Samuel Simon Krafsur
Born January 10, 1913
Boston, Massachusetts
Died June 1983
St. Petersburg, Florida
Education Northeastern University
Known for Communist Party of America
Abraham Lincoln Brigade

Samuel Simon Krafsur (January 10, 1913 – June 1983) was a Boston-born journalist who worked for the Soviet news agency TASS during World War II. He was also known as Bill Krafsur.

Krafsur was mentioned in the Venona intercepts under the codename IDE. He was used by the KGB during the war as a source of information and for recruiting journalists as informants and agents, and is referred to in the NSA archives as a "KGB agent"[1].
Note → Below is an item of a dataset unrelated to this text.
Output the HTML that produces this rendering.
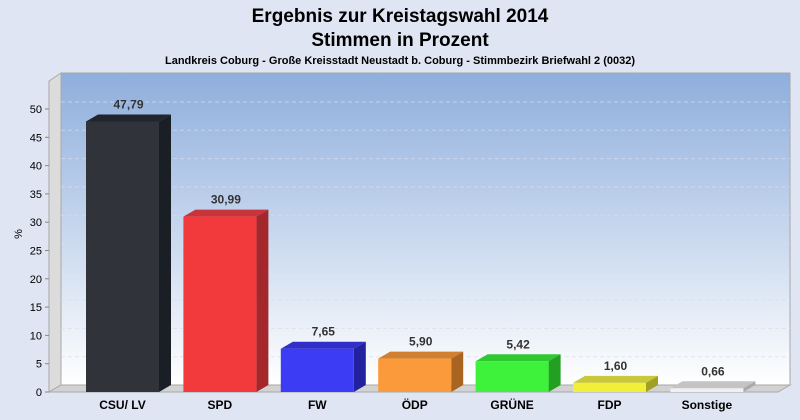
<!DOCTYPE html>
<html><head><meta charset="utf-8"><style>
body{margin:0;background:#dfe5f3;}
svg{display:block;font-family:"Liberation Sans",sans-serif;}
</style></head><body>
<svg width="800" height="420" viewBox="0 0 800 420">
<defs>
<linearGradient id="bg" x1="0" y1="0" x2="0" y2="1"><stop offset="0" stop-color="#8eaedc"/><stop offset="1" stop-color="#ffffff"/></linearGradient>
</defs>
<rect width="800" height="420" fill="#dfe5f3"/>
<text x="400" y="22" text-anchor="middle" font-size="19" font-weight="bold">Ergebnis zur Kreistagswahl 2014</text>
<text x="400" y="46" text-anchor="middle" font-size="19" font-weight="bold">Stimmen in Prozent</text>
<text x="400" y="64" text-anchor="middle" font-size="11" font-weight="bold">Landkreis Coburg - Große Kreisstadt Neustadt b. Coburg - Stimmbezirk Briefwahl 2 (0032)</text>
<rect x="61" y="73" width="729" height="312" fill="url(#bg)" stroke="#a8a8a8"/>
<polygon points="49,81 61,73 61,385 49,392" fill="#dcdcdc" stroke="#a8a8a8"/>
<polygon points="49,392 61,385 790,385 778,392" fill="#d2d2d2" stroke="#a8a8a8"/>
<g stroke="#d8dde8" stroke-dasharray="4,3" stroke-opacity="0.7">
<line x1="61" y1="356.7" x2="790" y2="356.7"/><line x1="61" y1="328.4" x2="790" y2="328.4"/><line x1="61" y1="300.1" x2="790" y2="300.1"/><line x1="61" y1="271.8" x2="790" y2="271.8"/><line x1="61" y1="243.5" x2="790" y2="243.5"/><line x1="61" y1="215.2" x2="790" y2="215.2"/><line x1="61" y1="186.9" x2="790" y2="186.9"/><line x1="61" y1="158.6" x2="790" y2="158.6"/><line x1="61" y1="130.3" x2="790" y2="130.3"/><line x1="61" y1="102" x2="790" y2="102"/>
</g>
<g font-size="11" text-anchor="end" fill="#000">
<text x="42" y="396">0</text><text x="42" y="367.7">5</text><text x="42" y="339.4">10</text><text x="42" y="311.1">15</text><text x="42" y="282.8">20</text><text x="42" y="254.5">25</text><text x="42" y="226.2">30</text><text x="42" y="197.9">35</text><text x="42" y="169.6">40</text><text x="42" y="141.3">45</text><text x="42" y="113">50</text>
</g>
<g stroke="#888">
<line x1="45" y1="392" x2="49" y2="392"/><line x1="45" y1="363.7" x2="49" y2="363.7"/><line x1="45" y1="335.4" x2="49" y2="335.4"/><line x1="45" y1="307.1" x2="49" y2="307.1"/><line x1="45" y1="278.8" x2="49" y2="278.8"/><line x1="45" y1="250.5" x2="49" y2="250.5"/><line x1="45" y1="222.2" x2="49" y2="222.2"/><line x1="45" y1="193.9" x2="49" y2="193.9"/><line x1="45" y1="165.6" x2="49" y2="165.6"/><line x1="45" y1="137.3" x2="49" y2="137.3"/><line x1="45" y1="109" x2="49" y2="109"/>
</g>
<text x="22" y="234" font-size="11" transform="rotate(-90 22 234)" text-anchor="middle">%</text>

<!-- CSU -->
<polygon points="86,121.5 98,114.5 171,114.5 159,121.5" fill="#21262e"/>
<polygon points="159,121.5 171,114.5 171,385 159,392" fill="#1a1e25"/>
<rect x="86" y="121.5" width="73" height="270.5" fill="#30343a"/>
<!-- SPD -->
<polygon points="183.4,216.6 195.4,209.6 268.4,209.6 256.4,216.6" fill="#c7343a"/>
<polygon points="256.4,216.6 268.4,209.6 268.4,385 256.4,392" fill="#a3272b"/>
<rect x="183.4" y="216.6" width="73" height="175.4" fill="#f23a3d"/>
<!-- FW -->
<polygon points="280.8,348.7 292.8,341.7 365.8,341.7 353.8,348.7" fill="#3030c8"/>
<polygon points="353.8,348.7 365.8,341.7 365.8,385 353.8,392" fill="#2222a0"/>
<rect x="280.8" y="348.7" width="73" height="43.3" fill="#3c3cf5"/>
<!-- ÖDP -->
<polygon points="378.2,358.6 390.2,351.6 463.2,351.6 451.2,358.6" fill="#d0802e"/>
<polygon points="451.2,358.6 463.2,351.6 463.2,385 451.2,392" fill="#a86420"/>
<rect x="378.2" y="358.6" width="73" height="33.4" fill="#fb9a3a"/>
<!-- GRÜNE -->
<polygon points="475.6,361.3 487.6,354.3 560.6,354.3 548.6,361.3" fill="#30c830"/>
<polygon points="548.6,361.3 560.6,354.3 560.6,385 548.6,392" fill="#22a022"/>
<rect x="475.6" y="361.3" width="73" height="30.7" fill="#3ef23c"/>
<!-- FDP -->
<polygon points="573,382.9 585,375.9 658,375.9 646,382.9" fill="#c8c83a"/>
<polygon points="646,382.9 658,375.9 658,385 646,392" fill="#a0a022"/>
<rect x="573" y="382.9" width="73" height="9.1" fill="#f0f03a"/>
<!-- Sonstige -->
<polygon points="670.4,388.3 682.4,381.3 755.4,381.3 743.4,388.3" fill="#c4c4c4"/>
<polygon points="743.4,388.3 755.4,381.3 755.4,385 743.4,392" fill="#aaaaaa"/>
<rect x="670.4" y="388.3" width="73" height="3.7" fill="#f0f0f0"/>

<g font-size="12" font-weight="bold" fill="#333" text-anchor="middle">
<text x="128.5" y="108.5">47,79</text>
<text x="225.9" y="203.6">30,99</text>
<text x="323.3" y="335.7">7,65</text>
<text x="420.7" y="345.6">5,90</text>
<text x="518.1" y="348.3">5,42</text>
<text x="615.5" y="369.9">1,60</text>
<text x="712.9" y="375.3">0,66</text>
</g>
<g font-size="12" font-weight="bold" fill="#000" text-anchor="middle">
<text x="122.5" y="409">CSU/ LV</text>
<text x="219.9" y="409">SPD</text>
<text x="317.3" y="409">FW</text>
<text x="414.7" y="409">ÖDP</text>
<text x="512.1" y="409">GRÜNE</text>
<text x="609.5" y="409">FDP</text>
<text x="706.9" y="409">Sonstige</text>
</g>
</svg>
</body></html>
In the 1930s Krafsur joined the Communist Party of America. He attended Northeastern University for a year. He lived at 68 Phillips Street in Boston before going to Spain to fight with the Abraham Lincoln Brigade during the Spanish Civil War, where he was wounded in 1937.

In 1938 Krafsur was a member of the editorial staff of "The Volunteers for Liberty" a newspaper which was an, "organ of the Veterans of the Abraham Lincoln Brigade" organization out of 125 West 45 Street in New York City. In April 1938 he was in charge of finding veterans to tell their war stories to be made into radio plays written by Irwin Shaw.

He began working for TASS in 1941 after being recruited by the Soviet agent Vladimir Pravdin. He became the assistant to the manager Laurence Todd at the Washington sub-bureau. Krafsur was considered an important asset to the KGB because of the many contacts he had with other newsmen. He was the deputy TASS bureau chief in Washington, D.C. and the FBI spent a lot of time and effort trying to identify who he was under his codename IDE.